Many people ask why a rod length calculator should include both fixed allowance and waste percentage. The answer is simple: they solve different problems.

• Fixed allowance accounts for known, repeatable extras such as nut/washer engagement, thread runout, coupler insertion depth, or design-mandated projection.
• Waste percentage accounts for process variation such as cut kerf, handling loss, and conservative buffer for field adjustments.

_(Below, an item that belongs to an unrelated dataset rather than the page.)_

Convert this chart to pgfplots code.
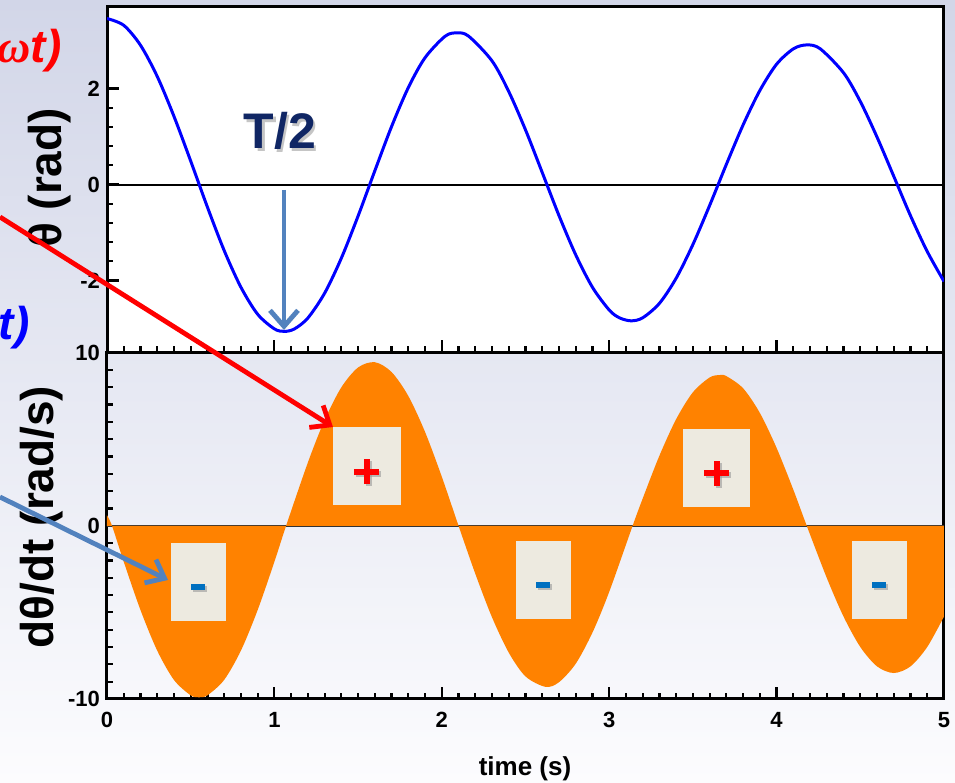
\documentclass[border=0pt]{standalone}
\usepackage{pgfplots}
\pgfplotsset{compat=1.18}
\usepackage{fontspec}
\setmainfont{Liberation Sans}
\newfontfamily\serifit{Liberation Serif}
\usetikzlibrary{arrows.meta}
\definecolor{bgtop}{RGB}{210,214,232}
\definecolor{bgbot}{RGB}{252,252,254}
\definecolor{orng}{RGB}{255,130,0}
\definecolor{boxc}{RGB}{237,234,224}
\definecolor{steel}{RGB}{82,130,190}
\definecolor{navy}{RGB}{16,38,100}
\definecolor{minusblue}{RGB}{0,112,192}
\begin{document}
\begin{tikzpicture}
\useasboundingbox (0,0) rectangle (477.5pt,391.5pt);
\clip (0,0) rectangle (477.5pt,391.5pt);
\shade[top color=bgtop, bottom color=bgbot] (0,0) rectangle (477.5pt,391.5pt);
\pgfplotsset{
  common/.style={scale only axis, width=418.5pt, xmin=0, xmax=5,
    tick pos=left, tick align=inside,
    axis line style={line width=1.5pt},
    tick style={black, line width=1.1pt},
    major tick length=6pt, minor tick length=3.2pt,
    xtick={0,1,2,3,4,5}, minor x tick num=9,
    ticklabel style={font=\bfseries\fontsize{11}{13}\selectfont},
    /pgf/number format/assume math mode=true}
}
% top axis: theta
\begin{axis}[common, at={(53.5pt,215.25pt)}, anchor=south west, height=172.75pt,
  ymin=-3.5, ymax=3.7, ytick={-2,0,2}, minor y tick num=4,
  xticklabels={}, axis background/.style={fill=white}]
\addplot[black, line width=1pt] coordinates {(0,0) (5,0)};
\addplot[blue, line width=1.5pt, smooth] coordinates {
(0,3.46) (0.1,3.318) (0.2,2.904) (0.3,2.254) (0.4,1.422) (0.5,0.49) (0.6,-0.471)
(0.7,-1.375) (0.8,-2.14) (0.9,-2.703) (1.0,-3.008) (1.06,-3.06) (1.12,-3.008)
(1.2,-2.781) (1.3,-2.264) (1.4,-1.533) (1.5,-0.655) (1.6,0.287) (1.7,1.209)
(1.8,2.02) (1.9,2.644) (2.02,3.091) (2.09,3.16) (2.16,3.093) (2.3,2.577) (2.4,1.938)
(2.5,1.14) (2.6,0.251) (2.7,-0.646) (2.8,-1.464) (2.9,-2.141) (3.0,-2.614)
(3.06,-2.775) (3.13,-2.84) (3.2,-2.777) (3.3,-2.476) (3.4,-1.952) (3.5,-1.25)
(3.6,-0.436) (3.7,0.421) (3.8,1.243) (3.9,1.96) (4.0,2.508) (4.1,2.828)
(4.18,2.91) (4.26,2.831) (4.4,2.329) (4.5,1.732) (4.6,0.989)
(4.7,0.172) (4.8,-0.65) (4.9,-1.396) (5.0,-2.018)};
\end{axis}
% bottom axis: dtheta/dt
\begin{axis}[common, at={(53.5pt,42pt)}, anchor=south west, height=173.25pt,
  ymin=-10, ymax=10, ytick={-10,0,10}, minor y tick num=9,
  xticklabel style={yshift=-3pt}]
\addplot[black!80, line width=0.8pt] coordinates {(0,0) (5,0)};
\addplot[draw=none, fill=orng, smooth] coordinates {
(0,0.6) (0.03,0) (0.1,-2.078) (0.2,-4.863) (0.3,-7.209) (0.4,-8.9) (0.5,-9.788)
(0.55,-9.9) (0.6,-9.787) (0.7,-8.896) (0.8,-7.207) (0.9,-4.863) (1.0,-2.078)
(1.07,0) (1.2,3.65) (1.3,6.099) (1.4,7.99) (1.5,9.136) (1.6,9.44)
(1.7,8.872) (1.8,7.489) (1.9,5.413) (2.0,2.831) (2.1,0) (2.2,-2.767) (2.3,-5.284)
(2.4,-7.322) (2.5,-8.696) (2.62,-9.3) (2.7,-9.03) (2.8,-7.964)
(2.9,-6.167) (3.0,-3.817) (3.14,0) (3.2,1.568) (3.3,4.043)
(3.4,6.152) (3.5,7.704) (3.6,8.558) (3.66,8.7) (3.7,8.636) (3.8,7.934)
(3.9,6.512) (4.0,4.494) (4.1,2.081) (4.18,0) (4.3,-3.014)
(4.4,-5.243) (4.5,-6.996) (4.6,-8.117) (4.7,-8.5) (4.8,-8.117) (4.9,-6.996)
(5.0,-5.242)} \closedcycle;
\end{axis}
% annotations in pixel coordinates
\begin{scope}[shift={(0pt,391.5pt)}, x=0.5pt, y=-0.5pt]
\node[rotate=90, font=\bfseries\fontsize{23}{26}\selectfont] at (50,178) {θ (rad)};
\node[rotate=90, font=\bfseries\fontsize{23}{26}\selectfont] at (42,517) {dθ/dt (rad/s)};
\node[font=\bfseries\fontsize{13}{15}\selectfont] at (525,769) {time (s)};
\node[anchor=base east, inner sep=0, text=red, font=\bfseries\itshape\fontsize{23}{26}\selectfont] at (62,63) {{\serifit ω}t)};
\node[anchor=base east, inner sep=0, text=blue, font=\bfseries\itshape\fontsize{23}{26}\selectfont] at (30,340) {t)};
\node[text=black!45, opacity=0.5, font=\bfseries\fontsize{25}{28}\selectfont] at (282.5,133.5) {T/2};
\node[text=navy, font=\bfseries\fontsize{25}{28}\selectfont] at (280,131) {T/2};
% boxes
\fill[boxc] (171,543) rectangle (226,621);
\fill[boxc] (333,427) rectangle (401,505);
\fill[boxc] (516,541) rectangle (571,619);
\fill[boxc] (683,429) rectangle (750,507);
\fill[boxc] (852,541) rectangle (907,619);
% plus signs with shadow
\foreach \cx/\cy in {366.7/471.7, 716.7/473.3} {
  \fill[black!40, opacity=0.6] (\cx-10.5,\cy-1) rectangle (\cx+14.5,\cy+5);
  \fill[black!40, opacity=0.6] (\cx-1,\cy-10.5) rectangle (\cx+5,\cy+14.5);
  \fill[red] (\cx-12.5,\cy-3) rectangle (\cx+12.5,\cy+3);
  \fill[red] (\cx-3,\cy-12.5) rectangle (\cx+3,\cy+12.5);
}
\foreach \cx/\cy in {198.3/586.7, 543.3/585, 879.3/585} {
  \fill[black!40, opacity=0.6] (\cx-5,\cy-1) rectangle (\cx+9,\cy+5);
  \fill[minusblue] (\cx-7,\cy-3) rectangle (\cx+7,\cy+3);
}
% arrows
\draw[steel, line width=2.4pt, -{Straight Barb[length=8pt,width=14pt]}] (284,190) -- (284,330);
\draw[red, line width=2.4pt, -{Straight Barb[length=8pt,width=13pt]}] (0,217) -- (333,427);
\draw[steel, line width=2.4pt, -{Straight Barb[length=8pt,width=13pt]}] (0,497) -- (168,580);
\end{scope}
\end{tikzpicture}
\end{document}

In tightly controlled fabrication shops, waste may be very low. In field-heavy installations with uncertain tolerances, a higher waste factor can reduce risk. The best practice is to track historical performance and update your defaults based on actual outcomes.

Units and Conversion Tips

Unit mismatch is one of the most common causes of incorrect rod cuts. A strong workflow is to choose a project standard unit early, then convert only at input/output boundaries. This calculator lets you enter one unit and receive output in another, which supports teams working across metric and imperial drawings.

Useful reminders:

• 1 m = 100 cm = 1000 mm
• 1 ft = 12 in
• 1 in = 25.4 mm
• 1 ft = 0.3048 m

If your supplier delivers rod stock in fixed lengths, always convert your final cut list to the supplier’s preferred unit before purchase optimization.

Worked Examples

Example 1: Diagonal brace from rise and run
Rise = 1.2 m, Run = 2.4 m
Base length = √(1.2² + 2.4²) = 2.683 m
Add 0.05 m allowance and 2% waste:
Cut length = (2.683 + 0.05) × 1.02 = 2.788 m

Example 2: 2D coordinate layout
Point A = (0, 0), Point B = (3, 4) in meters
Base length = √((3-0)² + (4-0)²) = 5 m
If allowance = 0 and waste = 0, cut length = 5 m.

Example 3: 3D equipment support rod
A = (0, 0, 0), B = (2, 2, 1) ft
Base length = √(2² + 2² + 1²) = 3 ft
Add 1.5 in allowance (0.125 ft) and 3% waste:
Cut length = (3 + 0.125) × 1.03 = 3.219 ft

Where Rod Length Calculators Are Commonly Used

• Structural steel: tie rods, brace rods, and tension elements.
• Mechanical systems: hanger rods for ducts, pipes, and equipment supports.
• Construction: anchor rod planning, threaded rod assemblies, retrofit bracing.
• Fabrication shops: pre-cut rod kits for faster installation.
• DIY and workshop projects: frames, jigs, stands, and custom assemblies.

Common Mistakes to Avoid

• Mixing centerline measurements with edge-to-edge measurements.
• Using different units across rise, run, and coordinate values.
• Forgetting fixed allowance for nuts, washers, and couplers.
• Ignoring waste when precision cutting tools are not available on site.
• Rounding too early; keep precision until final output.

Practical Quality Checklist Before Final Cutting

1. Confirm drawing revision and reference points.
2. Validate all measurements in a single unit system.
3. Calculate base rod length with the correct method.
4. Apply fixed allowance based on hardware specification.
5. Apply waste factor based on project tolerance and process reliability.
6. Review final cut length with installer/fabricator.
7. Create a cut list and mark each rod ID to avoid mix-ups.

When you need dependable sizing for braces, supports, or custom rod assemblies, a precise rod length calculator can remove guesswork and improve consistency. Use the tool above to calculate base distance, apply realistic fabrication extras, and produce cleaner first-time fit results.